Vers une culture de l’éco-citoyenneté
Au-delà de l’outil répressif, la mairie de Brazzaville planche sur une campagne multimédia destinée aux jeunes. Clips musicaux en lingala, émoticônes didactiques sur les messageries instantanées et concours scolaires de propreté doivent nourrir une nouvelle grammaire écologique, plus inclusive.
Un partenariat avec l’Institut français et le Centre culturel turc permettra de diffuser les messages dans des expositions itinérantes. L’art visuel, souvent plus persuasif que le texte administratif, servira d’interface entre les décideurs et les habitants des ruelles denses.
Les universités locales se joindront à l’effort en intégrant des cours d’écologie urbaine au premier cycle. Former les cadres de demain à la gestion durable des eaux pluviales consolidera, selon le doyen de Marien Ngouabi, la souveraineté environnementale du Congo.

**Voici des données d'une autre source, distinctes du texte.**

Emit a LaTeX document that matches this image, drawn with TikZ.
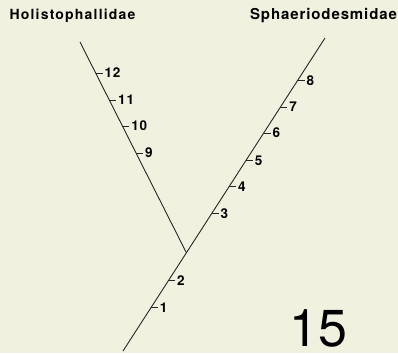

Si le chantier est colossal, la dynamique enclenchée ouvre une fenêtre d’opportunité pour institutionaliser la propreté comme bien commun. Les prochains mois serviront de test grandeur nature: la pluie arbitrera, mais la conscience citoyenne, elle, restera la première digue.
Pour suivre la trajectoire de l’opération, un tableau de bord en ligne sera publié par le ministère. Chacun pourra y consulter, quartier par quartier, le calendrier des interventions, les volumes de déchets retirés et la liste des partenaires mobilisés, gage de transparence et de confiance.
Dès l’an prochain, Brazzaville envisage d’étendre ce modèle à Pointe-Noire, afin de créer une synergie nationale autour de l’assainissement urbain.